Still, none of this gives us what I would consider the holy grail: The Now Playing List (and the ability to select from it by handle on a specific title), and/or the To Do List (etc.)
python would work just as well, and keep it platform agnostic.
Ashu's point was that you could enable co-operative scheduling between TiVo units using this. Have the computer do all of the scheduling and conflict resolution, and just have the TiVo's serve as tuners with storage. BeyondTV came to mind since they nearly already do all of this, except with internal tuners. It wouldn't be much of a stretch to issue a series of telnet commands to start a recording rather than a few driver calls to fiddle with a tuner.
I like the idea of python; it is definitely enjoying a resurgence.
I smell a 'bounty' on the horizon; the one we did for the Neuros really didn't turn into anything, but I think that is because it was too complicated. Will give it some thought over the weekend and chime in again here if it makes sense...
Though I haven't played with ircode record yet, it seems problematic to me. I don't see an ircode to stop. If record is dependant upon the guide data in the Tivo, then there will be problems. What happens when you pass the Tivo a record ircode? Does it record the channel you are on for the duration of the program according to the guide data within the Tivo? If so, then trying to coordinate recording from a PC with odd start times for shows and padding just doesn't seem feasible from the outside from what I've seen so far. It would seem that the Tivo and PC guide data would have to be in sync.
Sounds very likely. You'd have to start playing games with recording back-to-back shows to effect padding, and using "FORCECH" to effect a stop function. Messy stuff.

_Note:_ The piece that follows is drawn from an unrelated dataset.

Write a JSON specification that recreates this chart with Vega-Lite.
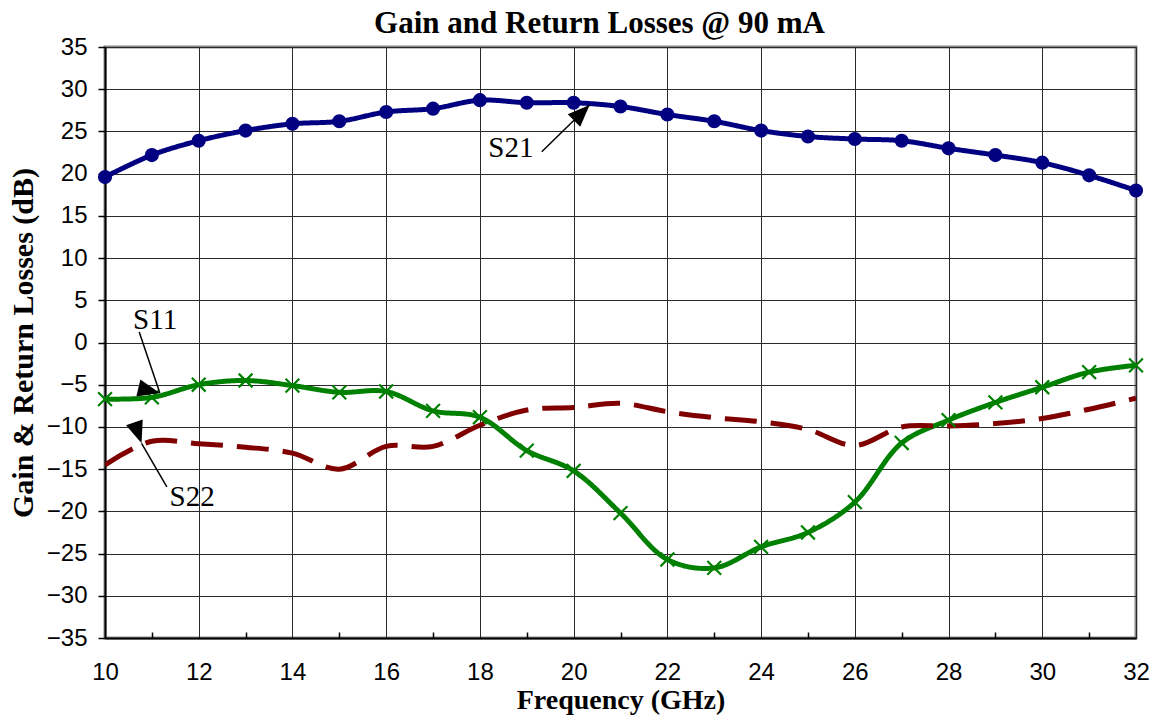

Additionally, you'd have to worry about clock skew between the PC and the TiVo. If the IRCODE RECORD only records the current show on the current channel, what happens if the PC issues the command a minute too early ? You end up recording the wrong program.
could a prgram like vlcplayer be used to steam the on-screen display, to a remote location that has this remote control program? this would make tivo into a sling-box?